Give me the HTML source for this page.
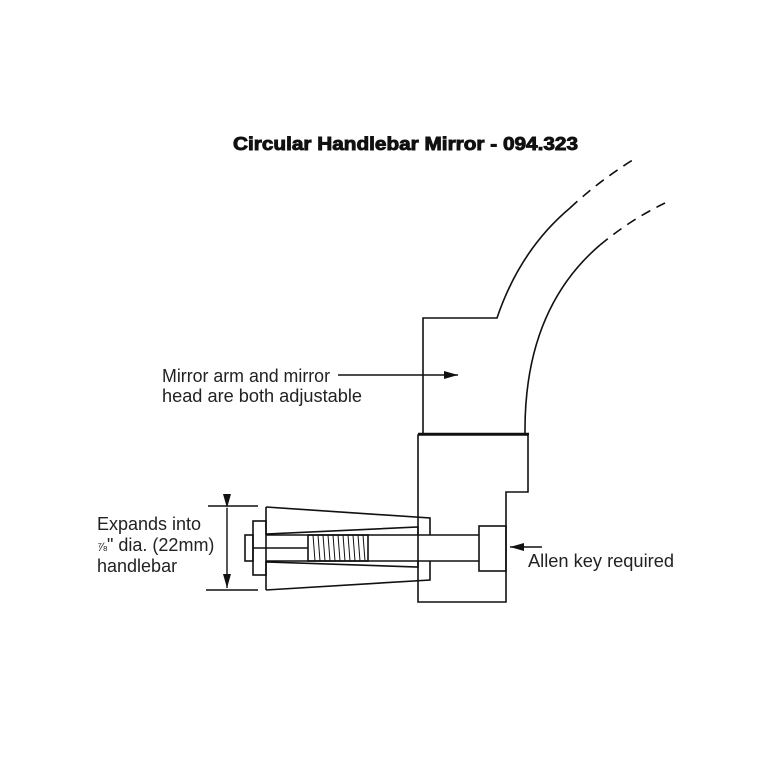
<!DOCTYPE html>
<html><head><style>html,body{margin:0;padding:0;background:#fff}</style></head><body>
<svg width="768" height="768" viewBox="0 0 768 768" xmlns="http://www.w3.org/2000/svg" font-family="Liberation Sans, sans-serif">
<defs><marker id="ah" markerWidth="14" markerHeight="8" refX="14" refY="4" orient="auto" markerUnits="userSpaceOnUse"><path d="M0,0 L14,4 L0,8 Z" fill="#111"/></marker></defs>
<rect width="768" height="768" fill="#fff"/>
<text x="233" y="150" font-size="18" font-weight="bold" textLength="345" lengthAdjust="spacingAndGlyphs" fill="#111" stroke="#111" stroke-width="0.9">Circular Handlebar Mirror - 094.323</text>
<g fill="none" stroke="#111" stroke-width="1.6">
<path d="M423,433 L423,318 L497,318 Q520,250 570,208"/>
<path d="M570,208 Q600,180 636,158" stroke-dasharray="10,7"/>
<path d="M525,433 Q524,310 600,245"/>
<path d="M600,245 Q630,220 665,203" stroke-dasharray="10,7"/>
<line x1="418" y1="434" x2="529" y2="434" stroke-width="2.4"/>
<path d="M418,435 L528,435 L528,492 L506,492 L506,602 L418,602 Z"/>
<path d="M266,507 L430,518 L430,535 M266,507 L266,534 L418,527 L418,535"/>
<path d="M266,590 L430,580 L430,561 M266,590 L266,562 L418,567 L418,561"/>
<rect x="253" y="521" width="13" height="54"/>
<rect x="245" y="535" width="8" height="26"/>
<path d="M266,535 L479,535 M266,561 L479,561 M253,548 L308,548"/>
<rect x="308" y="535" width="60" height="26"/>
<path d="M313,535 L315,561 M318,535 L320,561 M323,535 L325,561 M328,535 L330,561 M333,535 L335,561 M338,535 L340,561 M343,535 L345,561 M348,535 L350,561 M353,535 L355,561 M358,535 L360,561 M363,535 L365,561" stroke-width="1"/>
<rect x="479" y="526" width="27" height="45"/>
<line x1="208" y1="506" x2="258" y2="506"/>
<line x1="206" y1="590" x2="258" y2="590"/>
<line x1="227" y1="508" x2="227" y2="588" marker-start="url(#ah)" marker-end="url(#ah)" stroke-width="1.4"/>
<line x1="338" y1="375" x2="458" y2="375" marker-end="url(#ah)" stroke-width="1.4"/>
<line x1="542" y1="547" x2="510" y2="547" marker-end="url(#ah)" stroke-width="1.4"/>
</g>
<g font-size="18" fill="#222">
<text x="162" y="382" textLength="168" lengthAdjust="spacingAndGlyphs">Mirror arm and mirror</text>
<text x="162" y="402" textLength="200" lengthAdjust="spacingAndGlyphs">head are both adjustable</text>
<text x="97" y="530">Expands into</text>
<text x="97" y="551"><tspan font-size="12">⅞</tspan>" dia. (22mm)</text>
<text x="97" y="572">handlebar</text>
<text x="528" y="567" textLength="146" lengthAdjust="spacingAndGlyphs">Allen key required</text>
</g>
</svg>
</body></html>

§ **WHAT IS NEEDED**:
Return the whole listing, word for word, and leave out every picture.

§ **RESPONSE**:
Give me the HTML source for this page.
<!DOCTYPE html>
<html><head><style>html,body{margin:0;padding:0;background:#fff}</style></head><body>
<svg width="768" height="768" viewBox="0 0 768 768" xmlns="http://www.w3.org/2000/svg" font-family="Liberation Sans, sans-serif">
<defs><marker id="ah" markerWidth="14" markerHeight="8" refX="14" refY="4" orient="auto" markerUnits="userSpaceOnUse"><path d="M0,0 L14,4 L0,8 Z" fill="#111"/></marker></defs>
<rect width="768" height="768" fill="#fff"/>
<text x="233" y="150" font-size="18" font-weight="bold" textLength="345" lengthAdjust="spacingAndGlyphs" fill="#111" stroke="#111" stroke-width="0.9">Circular Handlebar Mirror - 094.323</text>
<g fill="none" stroke="#111" stroke-width="1.6">
<path d="M423,433 L423,318 L497,318 Q520,250 570,208"/>
<path d="M570,208 Q600,180 636,158" stroke-dasharray="10,7"/>
<path d="M525,433 Q524,310 600,245"/>
<path d="M600,245 Q630,220 665,203" stroke-dasharray="10,7"/>
<line x1="418" y1="434" x2="529" y2="434" stroke-width="2.4"/>
<path d="M418,435 L528,435 L528,492 L506,492 L506,602 L418,602 Z"/>
<path d="M266,507 L430,518 L430,535 M266,507 L266,534 L418,527 L418,535"/>
<path d="M266,590 L430,580 L430,561 M266,590 L266,562 L418,567 L418,561"/>
<rect x="253" y="521" width="13" height="54"/>
<rect x="245" y="535" width="8" height="26"/>
<path d="M266,535 L479,535 M266,561 L479,561 M253,548 L308,548"/>
<rect x="308" y="535" width="60" height="26"/>
<path d="M313,535 L315,561 M318,535 L320,561 M323,535 L325,561 M328,535 L330,561 M333,535 L335,561 M338,535 L340,561 M343,535 L345,561 M348,535 L350,561 M353,535 L355,561 M358,535 L360,561 M363,535 L365,561" stroke-width="1"/>
<rect x="479" y="526" width="27" height="45"/>
<line x1="208" y1="506" x2="258" y2="506"/>
<line x1="206" y1="590" x2="258" y2="590"/>
<line x1="227" y1="508" x2="227" y2="588" marker-start="url(#ah)" marker-end="url(#ah)" stroke-width="1.4"/>
<line x1="338" y1="375" x2="458" y2="375" marker-end="url(#ah)" stroke-width="1.4"/>
<line x1="542" y1="547" x2="510" y2="547" marker-end="url(#ah)" stroke-width="1.4"/>
</g>
<g font-size="18" fill="#222">
<text x="162" y="382" textLength="168" lengthAdjust="spacingAndGlyphs">Mirror arm and mirror</text>
<text x="162" y="402" textLength="200" lengthAdjust="spacingAndGlyphs">head are both adjustable</text>
<text x="97" y="530">Expands into</text>
<text x="97" y="551"><tspan font-size="12">⅞</tspan>" dia. (22mm)</text>
<text x="97" y="572">handlebar</text>
<text x="528" y="567" textLength="146" lengthAdjust="spacingAndGlyphs">Allen key required</text>
</g>
</svg>
</body></html>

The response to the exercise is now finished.